University News

Students rally for DREAM Act

Students gather to protest Trump decision to end DACA, demand revision to DREAM Act

By
Senior Staff Writer
Wednesday, October 4, 2017

Students organize on the Main Green Wednesday afternoon to rally in support for the DREAM Act by encouraging peers to call their representatives and demand a revision of the DREAM Act.

Following the Trump administration’s decision to end the Deferred Action for Childhood Arrivals program, students organized on the Main Green to call Congressional representatives, demanding the passage of a revised DREAM Act, and raise awareness of the issues facing undocumented immigrants in the United States.

Angel Mendez ’20, a member of Brown Immigrant Rights Coalition, said that the event was “part of a national effort” with over 100 colleges holding similar events.

Mendez also said that BIRC aims for Congress to pass a “clean” DREAM Act, which would provide Dreamers with a path to citizenship without implementing harsher immigration policies or criminalizing their parents.

“A lot of the (introduced) legislation … contains … a path to citizenship for DACA-mented students, but (they) also contain more restrictions on the border,” Mendez said, adding that policies like these further emphasized the need for a clean DREAM Act.

Gabrielle Martinez ’20 said that she felt the current form of the DREAM Act would create “weird barriers for immigrants and still break up a lot of families.”
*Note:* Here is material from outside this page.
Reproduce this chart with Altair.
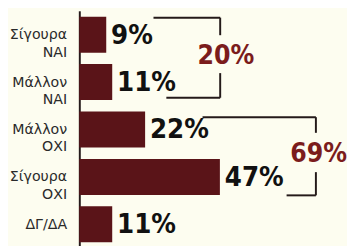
import altair as alt
import pandas as pd

# ---- data ----
categories = ["Σίγουρα ΝΑΙ", "Μάλλον ΝΑΙ", "Μάλλον ΟΧΙ", "Σίγουρα ΟΧΙ", "ΔΓ/ΔΑ"]
values = [9, 11, 22, 47, 11]
value_labels = ["9%", "11%", "22%", "47%", "11%"]

bracket_labels = ["20%", "69%"]
bracket_x = [47.1, 79.1]
bracket_label_x = [49.0, 80.0]
bracket_top = [-0.36, 1.74]
bracket_bottom = [1.33, 3.39]
bracket_top_from = [24.8, 41.2]
bracket_bottom_from = [29.1, 69.3]
bracket_label_y = [0.46, 2.53]
bracket_gap_top = [0.01, 2.07]
bracket_gap_bottom = [0.81, 2.90]

BAR_HALF = 0.38
BG = "#fdfdf0"
BAR = "#5a1418"
RED = "#7b1c1c"
INK = "#241a1a"
LABEL_FONT = "DejaVu Sans Condensed, Roboto Condensed, Roboto, sans-serif"

idx = list(range(len(categories)))
bars = pd.DataFrame({
    "idx": idx,
    "cat": categories,
    "value": values,
    "label": value_labels,
    "y1": [i - BAR_HALF for i in idx],
    "y2": [i + BAR_HALF for i in idx],
})

segs = []
for k in range(len(bracket_labels)):
    bx = bracket_x[k]
    segs.append({"x": bracket_top_from[k], "x2": bx, "y": bracket_top[k], "y2": bracket_top[k]})
    segs.append({"x": bracket_bottom_from[k], "x2": bx, "y": bracket_bottom[k], "y2": bracket_bottom[k]})
    segs.append({"x": bx, "x2": bx, "y": bracket_top[k], "y2": bracket_gap_top[k]})
    segs.append({"x": bx, "x2": bx, "y": bracket_gap_bottom[k], "y2": bracket_bottom[k]})
segs = pd.DataFrame(segs)

blabels = pd.DataFrame({"x": bracket_label_x, "y": bracket_label_y, "label": bracket_labels})

xscale = alt.Scale(domain=[0, 89.5], nice=False, zero=True)
yscale = alt.Scale(domain=[-0.505, 4.505], nice=False, zero=False, reverse=True)

names_js = "[" + ",".join("'" + c + "'" for c in categories) + "]"

bar_layer = alt.Chart(bars).mark_bar(color=BAR).encode(
    x=alt.X("value:Q", scale=xscale, axis=None),
    x2=alt.value(0),
    y=alt.Y("y1:Q", scale=yscale, axis=alt.Axis(
        values=idx, labelExpr="split(" + names_js + "[datum.value], ' ')",
        title=None, ticks=False, grid=False, domain=True,
        domainColor=INK, domainWidth=2, labelPadding=13,
        labelFont="DejaVu Sans", labelFontSize=14.5, labelColor="#2a2a2a",
        labelLineHeight=18, labelBaseline="middle", labelAlign="right",
    )),
    y2="y2:Q",
)

text_layer = alt.Chart(bars).mark_text(
    align="left", baseline="middle", dx=5, dy=1, font=LABEL_FONT,
    fontWeight="bold", fontSize=28, color="#111111",
).encode(
    x=alt.X("value:Q", scale=xscale),
    y=alt.Y("idx:Q", scale=yscale),
    text="label:N",
)

rule_layer = alt.Chart(segs).mark_rule(color=INK, strokeWidth=2).encode(
    x=alt.X("x:Q", scale=xscale),
    x2="x2:Q",
    y=alt.Y("y:Q", scale=yscale),
    y2="y2:Q",
)

blabel_layer = alt.Chart(blabels).mark_text(
    align="center", baseline="middle", font=LABEL_FONT,
    fontWeight="bold", fontSize=27, color=RED,
).encode(
    x=alt.X("x:Q", scale=xscale),
    y=alt.Y("y:Q", scale=yscale),
    text="label:N",
)

chart = alt.layer(bar_layer, text_layer, rule_layer, blabel_layer).properties(
    width=274, height=243,
    background=BG,
    autosize=alt.AutoSizeParams(type="none"),
    padding={"left": 73, "top": 0, "right": 0, "bottom": 0},
).configure_view(stroke=None)

chart.save("out.html", embed_options={"renderer": "svg", "actions": False})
She criticized legislation sponsored by Dick Durbin, D-I.L., and Lindsey Graham, R-S.C., that would grant permanent legal status to individuals who arrived to the United States before turning 18, as well as the Republican proposal, which would not sponsor the families of protected children in receiving green cards. “How do you expect them to come in (to the United States) without their parents or their family? Why are you still trying to separate families?” she said.

Durbin and Graham’s DREAM Act would only give legal status to individuals provided they pass security checks and fulfill certain criteria like employment, military participation and education level.

Martinez argued that treating minors with dignity and humanity shouldn’t be contingent on them being productive members of the United States economy.

Mendez said that while he was happy to see that the event received “a lot of involvement from the Brown community,” he felt that they should have seen “the entire student body coming in.”

He stressed that the University should support the entire immigrant community in the United States, as well as “the students who are here at Brown who might lose their legal status, they might lose their opportunity to come to Brown, they might lose their financial aid from the University” as a result of the decision to roll back DACA.

Because Dreamers would lose their ability to work after DACA expires, Mendez said he hoped the University would “create a fund or fellowship where students are able to get the money” they would have ordinarily earned from their jobs as campus employees.

Pazia Bermudez-Silverman ’20 said she came to the event as a Latina student to support other Latinos who may be undocumented.

“It’s important for all of us at Brown to stick together. Why should one person have privilege over another just because they were born here or their parents were born here? … We’re all (on this campus). We all are equal, … and we all deserve to be here,” she added.

“Everyone in this country, except for Native Americans, came from a different place,” Mendez said. “At the end of the day, we’re all immigrants.”